16 thoughts on “An Existential Tragedy

  1. As i get older, just like everyone else, more and more of my loved ones leave this world. They have left huge “scars of existence” on my heart that I suffer from every day. Painful but unavoidable. Loss is a part of our lives, however, very hard to accept.
    Your kitty is cute. 🙂 I completely get your cat-love. I have two that will turn six later this summer, so I should have lots of years of loving them left yet.

    1. I’m not looking forward to those days I steadily start losing people I have known and loved, but, at the same time, I’m hoping I’ll be prepared and that I can handle it.

      My kitty’s seven, so she still has years left in her yet, too. I also have another dog. An 11-year-old brat that, on occasion, I have wished we didn’t have, but she’s still in my heart too.

  2. Amber, I’m so sorry for your loss. It’s never easy letting go, even if you’ve known for a long time that’s it inevitable. We’ve run the gamut with some of our cats, from slow decline that finally led to that phone call to the vet to the sudden shock of feeling you don’t have enough time to say goodbye. I know it’s little comfort to think of your dog as at peace, but it does sound like he had a good life among a caring, loving family. I hope you have many, many years with Neko. Big hug.

  3. I only “liked” the post because I admire your ability to express your loss. I am so very sorry, loss of any kind brings up all sorts of thoughts/feelings. My thoughts and prayers are with you and yours! ❤

  4. Amber animals have a special place in our hearts and I understand your pain. They are like part of our family or best friends, only friends that never judge us and except us warts and all. I am sorry for your loss. Losing pets also helps us to deal with grief and loss and when it comes to family members, it gets even harder, I lost my brother to suicide, due to depression as you know, yet I understand why he made that decision and still love and miss him everyday.

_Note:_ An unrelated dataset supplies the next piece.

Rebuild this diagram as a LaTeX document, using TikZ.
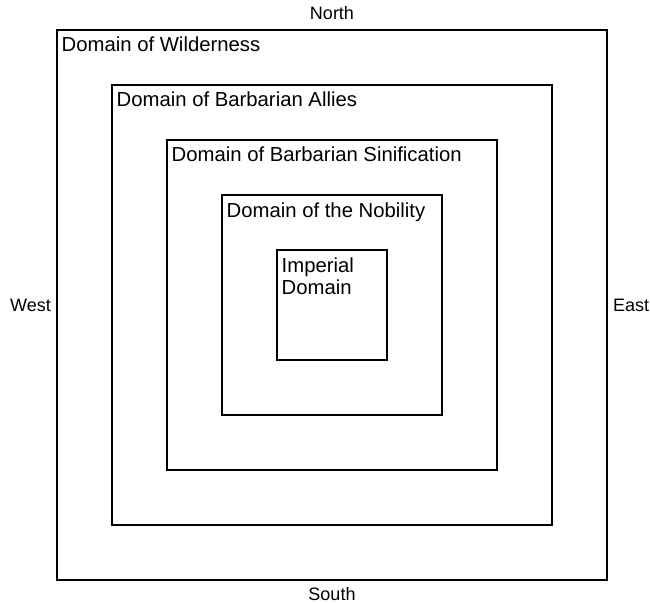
\documentclass[tikz,border=0pt]{standalone}
\usepackage{fontspec}
\setmainfont{Liberation Sans}
\usepackage{tikz}
\usetikzlibrary{positioning}
\tikzset{Zone/.style={%
    shape=rectangle,%
    draw=black,%
    line width=2pt,%
    inner sep=0pt,%
    minimum size=#1,%
}}
\tikzset{ZoneText/.style={%
    anchor=base west,%
    inner sep=0pt,%
    align=left,%
    font=\fontsize{20.3}{22.5}\selectfont,%
}}
\tikzset{Compass/.style={%
    inner sep=0pt,%
    font=\fontsize{18}{20}\selectfont,%
}}

\begin{document}
\begin{tikzpicture}[x=1pt, y=-1pt]
    \useasboundingbox (0,0) rectangle (650,604);

    \node[Zone=550pt] (wilderness) at (332,305) {};
    \node[Zone=440pt] (allies) at (332,305) {};
    \node[Zone=330pt] (sinification) at (332,305) {};
    \node[Zone=220pt] (nobility) at (332,305) {};
    \node[Zone=110pt] (imperial) at (332,305) {};

    \node[ZoneText] (wildernessText) at ([xshift=5.5pt,yshift=-23pt]wilderness.north west) {Domain of Wilderness};
    \node[ZoneText] (alliesText) at ([xshift=5.5pt,yshift=-23pt]allies.north west) {Domain of Barbarian Allies};
    \node[ZoneText] (sinificationText) at ([xshift=5.5pt,yshift=-23pt]sinification.north west) {Domain of Barbarian Sinification};
    \node[ZoneText] (nobilityText) at ([xshift=5.5pt,yshift=-23pt]nobility.north west) {Domain of the Nobility};
    \node[ZoneText, anchor=north west] (imperialText) at ([xshift=5.5pt,yshift=-8.5pt]imperial.north west) {Imperial\\Domain};

    \node[Compass, above=9pt of wilderness] (north) {North};
    \node[Compass, below=6pt of wilderness] (south) {South};
    \node[Compass, left=5pt of wilderness] (west) {West};
    \node[Compass, right=5pt of wilderness] (east) {East};
\end{tikzpicture}
\end{document}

I have just finished reading Proof of Heaven a neurosurgeon’s journey from this life and back again and it gave me hope that I will one day see my brother again. Through the pain of loss I became more appreciative of this life and living it for both of us and in those tough times you must stay close to the ones left behind and be strong together. Thank you for being so honest about how you feel, you are definitely not alone.

    1. Losing that little dog has definitely made me more appreciative of this life and its fragility. It as also terrified me because of how desperately I wanted to die at one point during my depressive episode. That’s why death shakes me to the core–because if it weren’t for my own strength, I might not be here. Even now I’m choking up as I read your words.

  5. Amber coming from someone who lost a talented individual through depression, just know, you are meant to be here fighting the fight and when the tough times come know you have family that would do anything for you, and the blogging community too, yet I understand your pain, my sister still fights the same fight every day, she is my hero as are you. Young and talented and so much to give, so remember N is for never give up and yes you are Strong, you have already been through it, so take faith in knowing you are able to get through by sharing your pain. My brother did not tell anyone how much pain he was going through. Warm hugs to you, you are amazing just the way you are (Bruno Mars).

  6. I’m so sorry, Amber. I have two cats and two dogs and the thought of losing them terrifies me. Two years ago, my parents lost their dog and it hit them really hard. I often remind them to focus on the 14 years that they had with Licorice. It reminds me of the saying- Don’t cry because it’s over, smile because it happened.

    1. I am feeling better, but I still choke up when I think about that little dog. But you are right. Our furry friends change us in good ways, so they definitely leave something amazing behind when it’s time for them to leave us. But, yes, the thought of losing my cat terrifies me because I know I’m going to be a mess when she goes. Her and I are ridiculously close.